* EXERCISE PROMPT: Exclude the pictures and return every line exactly as written.
==================================================
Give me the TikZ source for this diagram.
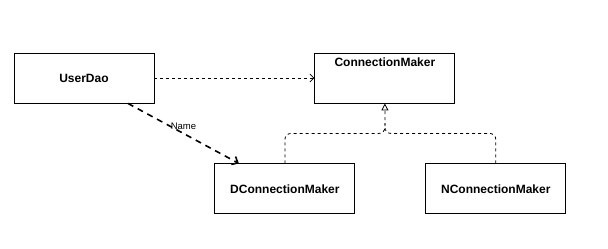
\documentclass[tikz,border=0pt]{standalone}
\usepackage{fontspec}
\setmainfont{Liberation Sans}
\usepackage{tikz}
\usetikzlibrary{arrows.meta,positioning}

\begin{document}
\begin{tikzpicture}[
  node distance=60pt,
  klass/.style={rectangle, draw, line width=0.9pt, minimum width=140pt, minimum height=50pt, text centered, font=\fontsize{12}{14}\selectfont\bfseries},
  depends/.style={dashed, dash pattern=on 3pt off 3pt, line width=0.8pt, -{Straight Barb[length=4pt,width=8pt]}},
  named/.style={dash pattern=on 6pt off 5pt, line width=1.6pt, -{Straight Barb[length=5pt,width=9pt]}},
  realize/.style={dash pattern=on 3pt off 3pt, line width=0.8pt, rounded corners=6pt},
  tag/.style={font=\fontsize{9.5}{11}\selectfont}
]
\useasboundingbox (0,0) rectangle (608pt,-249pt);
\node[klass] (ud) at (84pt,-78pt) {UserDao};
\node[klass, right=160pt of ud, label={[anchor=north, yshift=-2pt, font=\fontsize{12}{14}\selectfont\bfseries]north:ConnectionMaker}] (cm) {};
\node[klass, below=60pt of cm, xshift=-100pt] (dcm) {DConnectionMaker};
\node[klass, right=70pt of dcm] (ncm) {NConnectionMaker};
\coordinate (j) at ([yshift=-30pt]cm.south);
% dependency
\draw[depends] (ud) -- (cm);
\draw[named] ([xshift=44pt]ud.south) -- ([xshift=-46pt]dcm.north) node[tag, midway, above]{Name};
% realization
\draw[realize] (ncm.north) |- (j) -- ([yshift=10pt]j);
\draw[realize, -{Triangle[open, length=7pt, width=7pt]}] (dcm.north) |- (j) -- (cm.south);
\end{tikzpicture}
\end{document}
==================================================
* WRITTEN RESPONSE:
Give me the TikZ source for this diagram.
\documentclass[tikz,border=0pt]{standalone}
\usepackage{fontspec}
\setmainfont{Liberation Sans}
\usepackage{tikz}
\usetikzlibrary{arrows.meta,positioning}

\begin{document}
\begin{tikzpicture}[
  node distance=60pt,
  klass/.style={rectangle, draw, line width=0.9pt, minimum width=140pt, minimum height=50pt, text centered, font=\fontsize{12}{14}\selectfont\bfseries},
  depends/.style={dashed, dash pattern=on 3pt off 3pt, line width=0.8pt, -{Straight Barb[length=4pt,width=8pt]}},
  named/.style={dash pattern=on 6pt off 5pt, line width=1.6pt, -{Straight Barb[length=5pt,width=9pt]}},
  realize/.style={dash pattern=on 3pt off 3pt, line width=0.8pt, rounded corners=6pt},
  tag/.style={font=\fontsize{9.5}{11}\selectfont}
]
\useasboundingbox (0,0) rectangle (608pt,-249pt);
\node[klass] (ud) at (84pt,-78pt) {UserDao};
\node[klass, right=160pt of ud, label={[anchor=north, yshift=-2pt, font=\fontsize{12}{14}\selectfont\bfseries]north:ConnectionMaker}] (cm) {};
\node[klass, below=60pt of cm, xshift=-100pt] (dcm) {DConnectionMaker};
\node[klass, right=70pt of dcm] (ncm) {NConnectionMaker};
\coordinate (j) at ([yshift=-30pt]cm.south);
% dependency
\draw[depends] (ud) -- (cm);
\draw[named] ([xshift=44pt]ud.south) -- ([xshift=-46pt]dcm.north) node[tag, midway, above]{Name};
% realization
\draw[realize] (ncm.north) |- (j) -- ([yshift=10pt]j);
\draw[realize, -{Triangle[open, length=7pt, width=7pt]}] (dcm.north) |- (j) -- (cm.south);
\end{tikzpicture}
\end{document}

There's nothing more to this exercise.